We walked along the touristy streets, acting completely disinterested by all of the historic houses and buildings Cindy had us visit. At each quaint little shop filled with souvenirs of refrigerator magnets and snow-globes, Cindy would ask if we wanted her to buy us something, and we consistently refused, politely but distantly smiling and shaking our heads. Finally, it was time to go to the ice cream shop, which Kate and I had already agreed was the only place worth visiting in this stuffy "old-people town". We each got a cone, Kate's and mine with chocolate ice cream, and Cindy's with rocky road. Cindy decided we should walk to the town dock just a few blocks away and eat our ice cream as we watched the boats go by. Once we got to the water, we sat with our feet dangling from a pier, Cindy's hair blowing like a tall mound of cotton candy in the gentle breeze. A shrimping boat passed close-by, drawing behind it a flock of hungry seagulls that swooped low over our heads. Kate and I kept our eyes on the birds as they dipped lower and closer, dozens of them beating their wings just above us. Then it happened. A seagull hovered over Cindy, and, as if reading our minds, shat into her hair. Cindy made a high pitched squealing noise, wiping furiously at her head with a napkin, screaming, "Is it out, is it out?!"
Kate and I stared in horrified awe as she completely missed the wad dripping further and further down the side of her head, making a slimy trail of grey and white and yellow that pooled in a upturned lock near her ear.
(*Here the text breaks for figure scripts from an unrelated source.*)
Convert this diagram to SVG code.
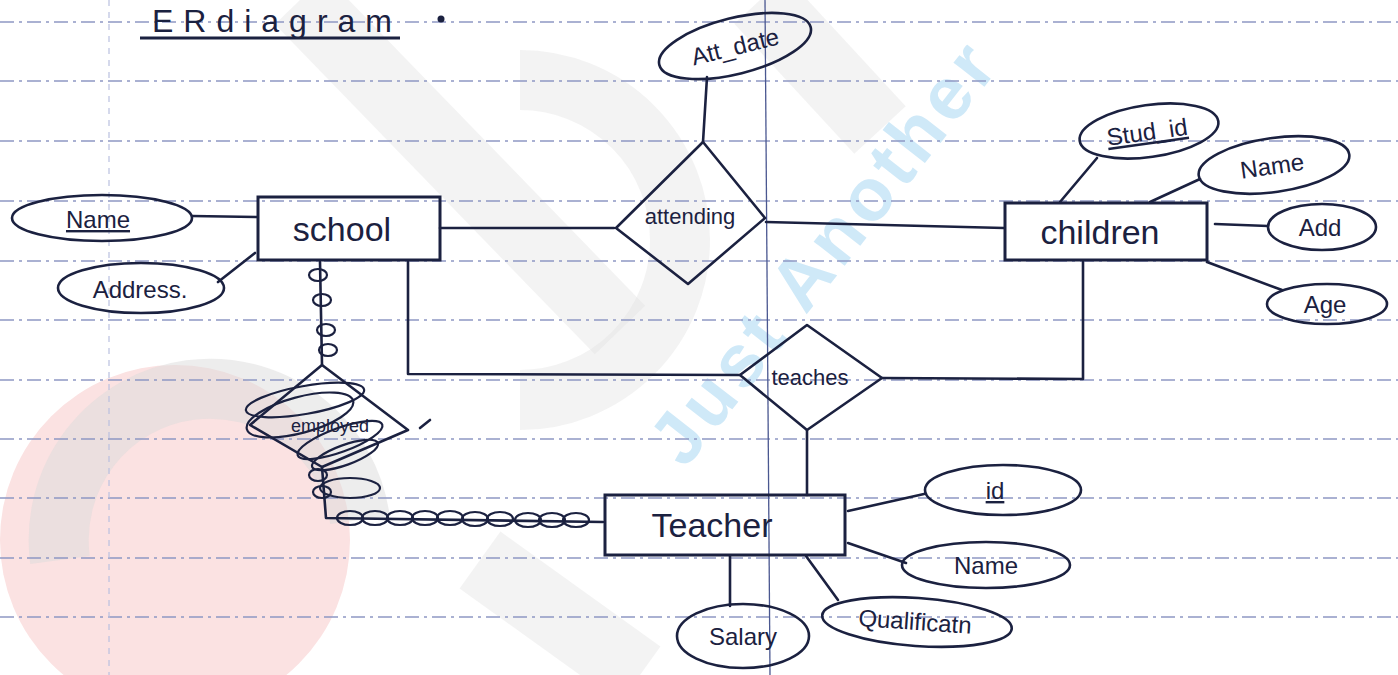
<svg xmlns="http://www.w3.org/2000/svg" width="1398" height="675" viewBox="0 0 1398 675">
<style>
.ink{stroke:#1b2140;stroke-width:2.6;fill:none;stroke-linecap:round;stroke-linejoin:round}
.box{stroke:#1b2140;stroke-width:3;fill:none}
.attr{stroke:#1b2140;stroke-width:2.6;fill:none}
.rule{stroke:#8e98c4;stroke-width:1.6;stroke-dasharray:14 5 3 5}
.t{font-family:"Liberation Sans","DejaVu Sans",sans-serif;fill:#1b2140;text-anchor:middle}
.ent{font-size:34px}
.at{font-size:24px}
.rel{font-size:22px}
.scr{stroke:#1b2140;stroke-width:2.2;fill:none}
</style>
<defs>
<ellipse id="loop" cx="0" cy="0" rx="13" ry="7" class="scr"/>
<ellipse id="vloop" cx="0" cy="0" rx="9" ry="6" class="scr"/>
</defs>
<rect width="1398" height="675" fill="#ffffff"/>
<!-- watermark -->
<g id="watermark">
<circle cx="175" cy="540" r="175" fill="#fbe2e2"/>
<path d="M60 560 A150 150 0 0 1 360 520" stroke="#dcdcdc" stroke-width="60" fill="none" opacity="0.5"/>
<path d="M300 0 L620 330" stroke="#e2e2e2" stroke-width="70" fill="none" opacity="0.4"/>
<path d="M520 80 A160 160 0 1 1 520 400" stroke="#e2e2e2" stroke-width="60" fill="none" opacity="0.4"/>
<path d="M760 0 L880 130" stroke="#e2e2e2" stroke-width="70" fill="none" opacity="0.4"/>
<path d="M480 560 L640 675" stroke="#e2e2e2" stroke-width="70" fill="none" opacity="0.4"/>
<text x="0" y="0" transform="translate(685,470) rotate(-52)" font-family="Liberation Sans,sans-serif" font-weight="bold" font-size="74" fill="#cfe9f8" textLength="510" lengthAdjust="spacing">Just Another</text>
</g>
<!-- paper rules -->
<g id="paper">
<line class="rule" x1="0" y1="22" x2="1398" y2="22"/>
<line class="rule" x1="0" y1="81" x2="1398" y2="81"/>
<line class="rule" x1="0" y1="141" x2="1398" y2="141"/>
<line class="rule" x1="0" y1="201" x2="1398" y2="201"/>
<line class="rule" x1="0" y1="261" x2="1398" y2="261"/>
<line class="rule" x1="0" y1="320" x2="1398" y2="320"/>
<line class="rule" x1="0" y1="380" x2="1398" y2="380"/>
<line class="rule" x1="0" y1="439" x2="1398" y2="439"/>
<line class="rule" x1="0" y1="498" x2="1398" y2="498"/>
<line class="rule" x1="0" y1="558" x2="1398" y2="558"/>
<line class="rule" x1="0" y1="617" x2="1398" y2="617"/>
<line x1="109" y1="0" x2="109" y2="675" stroke="#b9c0df" stroke-width="1.2" stroke-dasharray="6 6"/>
<line x1="765" y1="0" x2="770" y2="675" stroke="#4a5790" stroke-width="1.3"/>
</g>
<!-- title -->
<g id="title">
<text x="272" y="32" class="t" font-size="32" textLength="240" lengthAdjust="spacing">ERdiagram</text>
<line x1="140" y1="38" x2="400" y2="38" stroke="#1b2140" stroke-width="3"/>
<circle cx="441" cy="19" r="3.5" fill="#1b2140"/>
</g>
<!-- connectors -->
<g id="connectors" class="ink">
<line x1="192" y1="216" x2="257" y2="217"/>
<line x1="218" y1="282" x2="255" y2="253"/>
<line x1="440" y1="228" x2="614" y2="228"/>
<line x1="707" y1="77" x2="703" y2="142"/>
<line x1="766" y1="222" x2="1004" y2="228"/>
<line x1="1097" y1="158" x2="1060" y2="202"/>
<line x1="1200" y1="179" x2="1150" y2="202"/>
<line x1="1215" y1="224" x2="1268" y2="226"/>
<line x1="1207" y1="262" x2="1282" y2="290"/>
<polyline points="408,262 408,374 740,375"/>
<polyline points="882,378 1083,379 1083,262"/>
<line x1="807" y1="430" x2="807" y2="495"/>
<line x1="848" y1="511" x2="924" y2="494"/>
<line x1="848" y1="543" x2="906" y2="563"/>
<line x1="806" y1="556" x2="838" y2="600"/>
<line x1="730" y1="556" x2="730" y2="606"/>
<polyline points="320,262 322,365"/>
<polyline points="322,467 326,518 603,522"/>
</g>
<!-- scribbles over employs relationship -->
<g id="scribble">
<use href="#vloop" x="318" y="275"/>
<use href="#vloop" x="322" y="300"/>
<use href="#vloop" x="326" y="330"/>
<use href="#vloop" x="328" y="350"/>
<use href="#vloop" x="318" y="475"/>
<use href="#vloop" x="322" y="492"/>
<use href="#loop" x="350" y="518"/>
<use href="#loop" x="375" y="518"/>
<use href="#loop" x="400" y="518"/>
<use href="#loop" x="425" y="518"/>
<use href="#loop" x="450" y="518"/>
<use href="#loop" x="475" y="519"/>
<use href="#loop" x="500" y="519"/>
<use href="#loop" x="528" y="520"/>
<use href="#loop" x="552" y="520"/>
<use href="#loop" x="576" y="520"/>
<ellipse cx="305" cy="400" rx="60" ry="14" transform="rotate(-10 305 400)" class="scr"/>
<ellipse cx="300" cy="415" rx="55" ry="18" transform="rotate(-15 300 415)" class="scr"/>
<ellipse cx="340" cy="440" rx="45" ry="12" transform="rotate(-20 340 440)" class="scr"/>
<ellipse cx="345" cy="455" rx="35" ry="10" transform="rotate(-20 345 455)" class="scr"/>
<ellipse cx="350" cy="488" rx="30" ry="10" class="scr"/>
<line x1="420" y1="428" x2="430" y2="420" class="ink"/>
</g>
<!-- entities -->
<g id="school">
<rect x="258" y="197" width="182" height="63" class="box"/>
<text x="342" y="241" class="t ent">school</text>
</g>
<g id="children">
<rect x="1005" y="203" width="202" height="57" class="box"/>
<text x="1100" y="244" class="t ent">children</text>
</g>
<g id="teacher">
<rect x="605" y="495" width="240" height="60" class="box"/>
<text x="712" y="537" class="t ent">Teacher</text>
</g>
<!-- relationships -->
<g id="attending">
<polygon points="703,142 765,218 688,284 616,228" class="ink"/>
<text x="690" y="224" class="t rel">attending</text>
</g>
<g id="teaches">
<polygon points="807,325 882,378 807,430 740,375" class="ink"/>
<text x="810" y="385" class="t rel">teaches</text>
</g>
<g id="employed">
<polygon points="322,365 408,430 322,467 250,425" class="ink"/>
<text x="330" y="432" class="t" font-size="18">employed</text>
</g>
<!-- attributes -->
<g id="school-name">
<ellipse cx="102" cy="218" rx="90" ry="23" class="attr"/>
<text x="98" y="228" class="t at" text-decoration="underline">Name</text>
</g>
<g id="school-address">
<ellipse cx="141" cy="288" rx="83" ry="25" class="attr"/>
<text x="140" y="298" class="t at">Address.</text>
</g>
<g id="att-date">
<ellipse cx="735" cy="46" rx="78" ry="28" transform="rotate(-14 735 46)" class="attr"/>
<text x="735" y="55" class="t at" transform="rotate(-14 735 46)">Att_date</text>
</g>
<g id="stud-id">
<ellipse cx="1149" cy="131" rx="70" ry="26" transform="rotate(-8 1149 131)" class="attr"/>
<text x="1147" y="140" class="t at" transform="rotate(-8 1149 131)" text-decoration="underline">Stud_id</text>
</g>
<g id="child-name">
<ellipse cx="1274" cy="165" rx="76" ry="27" transform="rotate(-8 1274 165)" class="attr"/>
<text x="1272" y="174" class="t at" transform="rotate(-8 1274 165)">Name</text>
</g>
<g id="child-add">
<ellipse cx="1322" cy="227" rx="54" ry="23" class="attr"/>
<text x="1320" y="236" class="t at">Add</text>
</g>
<g id="child-age">
<ellipse cx="1327" cy="304" rx="60" ry="20" class="attr"/>
<text x="1325" y="313" class="t at">Age</text>
</g>
<g id="teacher-id">
<ellipse cx="1003" cy="490" rx="78" ry="25" class="attr"/>
<text x="995" y="499" class="t at" text-decoration="underline">id</text>
</g>
<g id="teacher-name">
<ellipse cx="986" cy="565" rx="84" ry="23" class="attr"/>
<text x="986" y="574" class="t at">Name</text>
</g>
<g id="teacher-qualification">
<ellipse cx="917" cy="622" rx="95" ry="24" transform="rotate(4 917 622)" class="attr"/>
<text x="915" y="630" class="t at" transform="rotate(4 917 622)">Qualificatn</text>
</g>
<g id="teacher-salary">
<ellipse cx="743" cy="636" rx="66" ry="32" class="attr"/>
<text x="743" y="645" class="t at">Salary</text>
</g>
</svg>
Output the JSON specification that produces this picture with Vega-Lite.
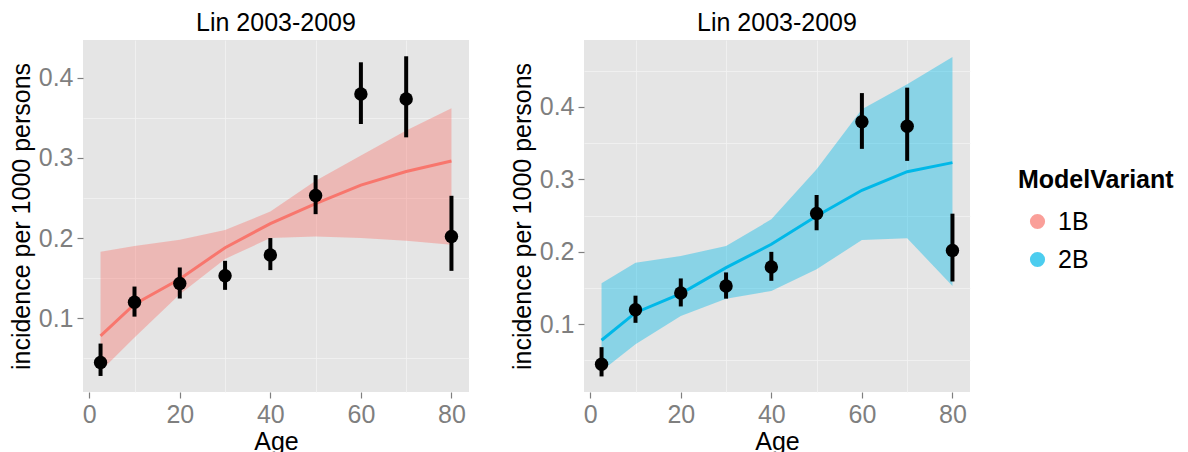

"You got it", Kate said nonchalantly.
"Yep, all gone", I agreed, as the gloppy poop dangled menacingly close to her face.
As if on cue, the glob lazily suspended from her hair, and hung by a thinning string before making it's final descent through the air and landing silently on her rocky road ice cream cone. Kate and I locked eyes in a mixture of glee and revulsion and I knew that my delight at the bird relieving itself in her hair was about to be surpassed forever. In what seemed like slow motion, Cindy lifted the cone to her lips, her tongue gleaming in the summer sun as she pulled a bird poop-laden bite inside her mouth. She swallowed it down without so much as a shudder. We watched with a sense of unintentional accomplishment as she finished the rest of her ice cream, every minute or so blotting a few inches to the left of the streak of drying shit in her tumbleweed hair.
Despite her best efforts, Cindy did not win the coveted title of Mrs. Scott Livie. Although many Pattys, Nancys and Sarahs shuffled through a heavy rotation in my father's love life, Cindy would be the only to maintain the dubious distinction of the literal, not figurative, "Shit-head".